文章信息
标题
Differentiable refraction-tracing for mesh reconstruction of transparent objects
用于透明物体网格重建的可谓折射追踪算法
作者
JIAHUI LYU∗, Shenzhen University,深圳大学。
BOJIAN WU∗, Alibaba Group,吴博剑,在2020年论文发表的时候,已经作为阿里巴巴的团队参加论文的编写了。吴博剑的主页是:https://bojianwu.github.io/
DANI LISCHINSKI, The Hebrew University of Jerusalem
学校全称:耶路撒冷希伯来大学;国家:以色列。希伯来大学(The Hebrew University of Jerusalem),简称希大,是犹太民族的第一所大学,同时也是犹太民族在其祖先发源地获得文化复兴的象征,全球大学高研院联盟成员。希大始创于1918年,落成于1925年。其校园除斯科普司山校区外,还有吉瓦特拉姆校区、雷霍伏特校区和英科雷姆校区。希大现已发展成为一所充满活力、集教学和研究于一体的世界一流大学。

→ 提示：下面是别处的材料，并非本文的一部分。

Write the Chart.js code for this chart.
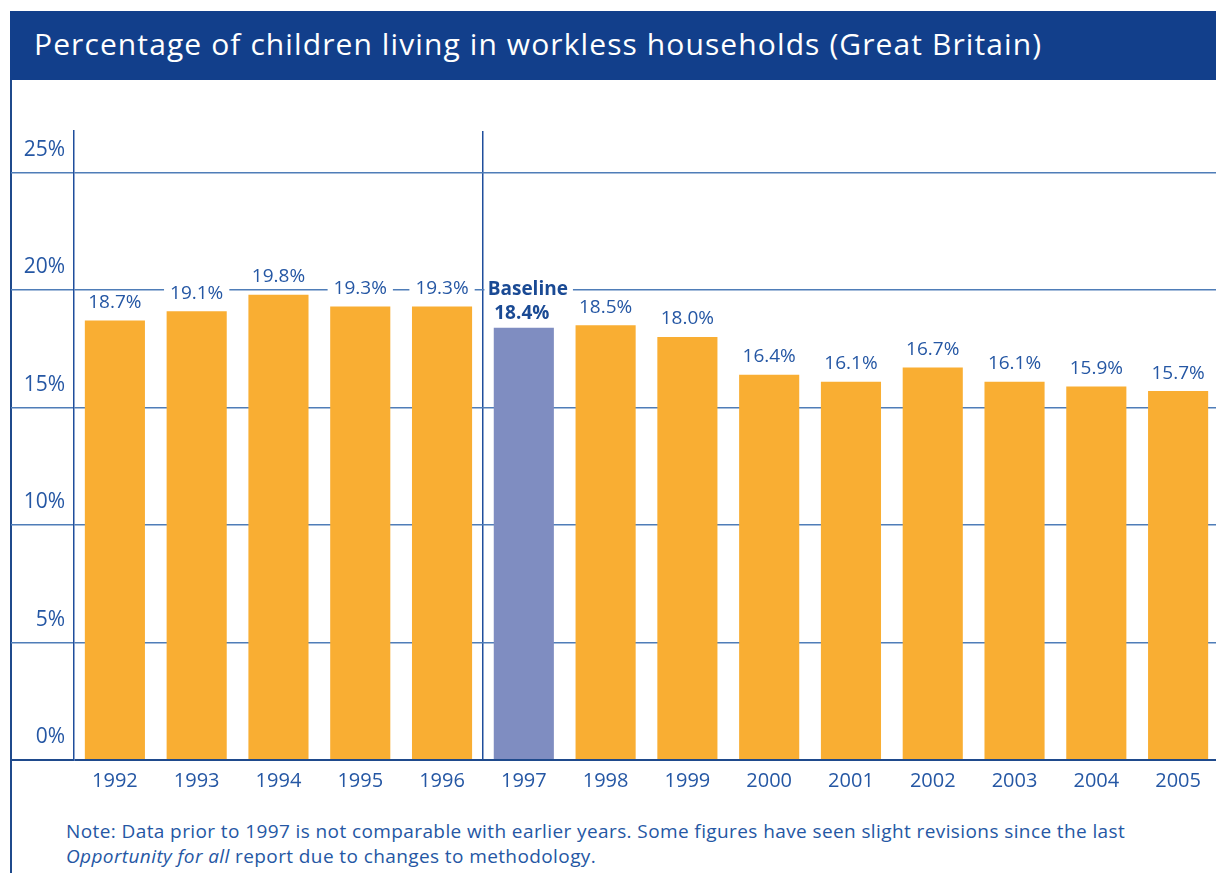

作者Dani Lischinski的个人主页是https://www.cs.huji.ac.il/~danix/, 他的研究方向是图形学、图像和视频处理、计算机视觉,涉及面比较广。
DANIEL COHEN-OR, Shenzhen University,深圳大学。该作者的主页是https://danielcohenor.com/,主要研究方向是计算机图形学、视觉计算、几何建模。近期,主要在做生成模型方向的工作。
HUI HUANG†, Shenzhen University,深圳大学,通讯作者。 †Corresponding author: Hui Huang (hhzhiyan@gmail.com)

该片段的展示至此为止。